- Provided data -
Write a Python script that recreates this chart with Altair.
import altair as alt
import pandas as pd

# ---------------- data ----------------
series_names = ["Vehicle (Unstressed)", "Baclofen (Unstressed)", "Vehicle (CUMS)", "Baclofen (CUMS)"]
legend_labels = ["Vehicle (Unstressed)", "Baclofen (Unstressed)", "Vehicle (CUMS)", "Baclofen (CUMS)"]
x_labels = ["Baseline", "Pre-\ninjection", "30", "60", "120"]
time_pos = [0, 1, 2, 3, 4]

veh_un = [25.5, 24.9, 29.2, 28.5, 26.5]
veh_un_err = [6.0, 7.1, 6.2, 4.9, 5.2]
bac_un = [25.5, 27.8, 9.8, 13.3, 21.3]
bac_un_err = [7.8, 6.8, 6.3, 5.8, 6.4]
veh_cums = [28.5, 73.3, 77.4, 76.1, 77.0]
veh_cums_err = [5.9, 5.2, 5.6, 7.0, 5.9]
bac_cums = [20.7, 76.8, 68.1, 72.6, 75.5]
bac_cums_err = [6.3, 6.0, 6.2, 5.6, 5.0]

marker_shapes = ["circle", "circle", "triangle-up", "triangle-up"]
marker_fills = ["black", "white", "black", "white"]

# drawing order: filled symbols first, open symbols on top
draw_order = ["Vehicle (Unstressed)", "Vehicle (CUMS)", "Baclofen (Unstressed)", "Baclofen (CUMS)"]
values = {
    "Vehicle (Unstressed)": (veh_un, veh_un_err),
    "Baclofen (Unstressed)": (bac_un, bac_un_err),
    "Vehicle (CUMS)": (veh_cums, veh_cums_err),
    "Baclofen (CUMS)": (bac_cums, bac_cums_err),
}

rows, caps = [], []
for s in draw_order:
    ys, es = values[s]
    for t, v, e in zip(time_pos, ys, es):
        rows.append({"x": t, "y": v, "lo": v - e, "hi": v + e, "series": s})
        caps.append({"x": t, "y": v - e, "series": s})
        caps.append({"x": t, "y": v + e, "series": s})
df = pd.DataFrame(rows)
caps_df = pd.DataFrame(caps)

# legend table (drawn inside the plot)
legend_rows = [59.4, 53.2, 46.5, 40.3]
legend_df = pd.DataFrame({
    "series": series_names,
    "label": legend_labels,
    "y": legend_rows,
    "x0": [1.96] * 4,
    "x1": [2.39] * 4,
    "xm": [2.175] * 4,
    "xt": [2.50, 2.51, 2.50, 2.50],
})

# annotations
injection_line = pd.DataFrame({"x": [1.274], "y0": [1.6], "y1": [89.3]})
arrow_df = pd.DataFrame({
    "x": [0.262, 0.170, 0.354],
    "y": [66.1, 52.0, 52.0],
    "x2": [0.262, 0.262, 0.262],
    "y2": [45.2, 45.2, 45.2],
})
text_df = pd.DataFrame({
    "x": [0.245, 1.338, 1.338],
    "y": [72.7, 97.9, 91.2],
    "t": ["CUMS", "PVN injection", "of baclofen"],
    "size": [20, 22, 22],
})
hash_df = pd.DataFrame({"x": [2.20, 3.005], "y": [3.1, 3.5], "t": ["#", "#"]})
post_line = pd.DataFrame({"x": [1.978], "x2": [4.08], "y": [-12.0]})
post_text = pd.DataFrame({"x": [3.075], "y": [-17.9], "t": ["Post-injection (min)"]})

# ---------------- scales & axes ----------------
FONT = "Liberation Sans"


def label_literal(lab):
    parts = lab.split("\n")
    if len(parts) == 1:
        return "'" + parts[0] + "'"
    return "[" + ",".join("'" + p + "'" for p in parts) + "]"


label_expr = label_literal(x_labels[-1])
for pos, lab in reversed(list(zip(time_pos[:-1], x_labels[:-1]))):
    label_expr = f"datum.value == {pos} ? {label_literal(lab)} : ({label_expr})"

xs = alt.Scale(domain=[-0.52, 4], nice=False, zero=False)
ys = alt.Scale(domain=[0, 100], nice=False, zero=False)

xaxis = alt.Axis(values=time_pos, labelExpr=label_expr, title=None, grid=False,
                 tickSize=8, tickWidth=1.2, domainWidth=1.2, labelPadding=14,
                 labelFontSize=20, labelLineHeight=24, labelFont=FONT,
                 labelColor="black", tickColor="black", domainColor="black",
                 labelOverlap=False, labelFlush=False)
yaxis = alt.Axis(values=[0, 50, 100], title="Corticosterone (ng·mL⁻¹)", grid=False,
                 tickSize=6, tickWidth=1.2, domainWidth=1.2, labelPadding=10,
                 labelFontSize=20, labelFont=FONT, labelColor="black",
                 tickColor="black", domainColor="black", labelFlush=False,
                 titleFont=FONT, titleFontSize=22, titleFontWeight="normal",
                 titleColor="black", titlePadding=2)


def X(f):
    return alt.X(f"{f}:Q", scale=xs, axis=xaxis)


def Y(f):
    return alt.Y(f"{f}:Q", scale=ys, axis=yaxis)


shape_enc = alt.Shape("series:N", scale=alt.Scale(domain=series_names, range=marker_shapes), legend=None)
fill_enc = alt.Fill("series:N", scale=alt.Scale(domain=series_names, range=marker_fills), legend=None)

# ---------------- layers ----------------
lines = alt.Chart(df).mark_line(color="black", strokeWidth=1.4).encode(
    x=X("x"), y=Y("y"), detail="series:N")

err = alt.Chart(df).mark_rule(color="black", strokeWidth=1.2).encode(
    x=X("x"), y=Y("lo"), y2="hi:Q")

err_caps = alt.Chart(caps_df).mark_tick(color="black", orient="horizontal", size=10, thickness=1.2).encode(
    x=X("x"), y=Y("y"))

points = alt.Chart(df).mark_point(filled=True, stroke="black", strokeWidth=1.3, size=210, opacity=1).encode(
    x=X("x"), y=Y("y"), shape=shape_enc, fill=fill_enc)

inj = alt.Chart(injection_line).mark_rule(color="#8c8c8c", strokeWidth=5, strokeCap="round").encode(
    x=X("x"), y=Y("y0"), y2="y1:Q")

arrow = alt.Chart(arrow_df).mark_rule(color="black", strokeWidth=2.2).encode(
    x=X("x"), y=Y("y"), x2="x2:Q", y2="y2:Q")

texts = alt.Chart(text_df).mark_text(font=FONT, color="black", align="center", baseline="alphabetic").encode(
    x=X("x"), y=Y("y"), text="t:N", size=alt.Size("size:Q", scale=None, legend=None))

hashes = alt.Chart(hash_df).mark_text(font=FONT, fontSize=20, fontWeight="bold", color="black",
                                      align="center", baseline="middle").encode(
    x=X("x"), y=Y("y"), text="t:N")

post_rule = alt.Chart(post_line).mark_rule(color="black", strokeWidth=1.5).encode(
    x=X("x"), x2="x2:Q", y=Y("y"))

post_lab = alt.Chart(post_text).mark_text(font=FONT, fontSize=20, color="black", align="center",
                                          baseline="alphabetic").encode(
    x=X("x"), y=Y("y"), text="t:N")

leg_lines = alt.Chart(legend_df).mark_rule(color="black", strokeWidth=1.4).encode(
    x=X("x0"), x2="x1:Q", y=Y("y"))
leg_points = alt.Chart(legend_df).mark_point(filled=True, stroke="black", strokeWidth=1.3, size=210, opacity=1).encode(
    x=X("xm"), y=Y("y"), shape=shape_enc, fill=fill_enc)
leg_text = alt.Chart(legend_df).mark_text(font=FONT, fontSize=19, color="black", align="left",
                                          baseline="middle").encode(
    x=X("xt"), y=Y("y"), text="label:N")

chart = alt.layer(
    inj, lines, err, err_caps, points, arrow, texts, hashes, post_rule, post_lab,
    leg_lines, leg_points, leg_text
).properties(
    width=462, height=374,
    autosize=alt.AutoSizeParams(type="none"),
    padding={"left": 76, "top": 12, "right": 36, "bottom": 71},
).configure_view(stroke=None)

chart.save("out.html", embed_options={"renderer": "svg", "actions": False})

- Exercise -
Please transcribe, exactly and with nothing added, the lines from the first line of the material above through the line that contains "import pandas as pd".

- Result for this task -
Write a Python script that recreates this chart with Altair.
import altair as alt
import pandas as pd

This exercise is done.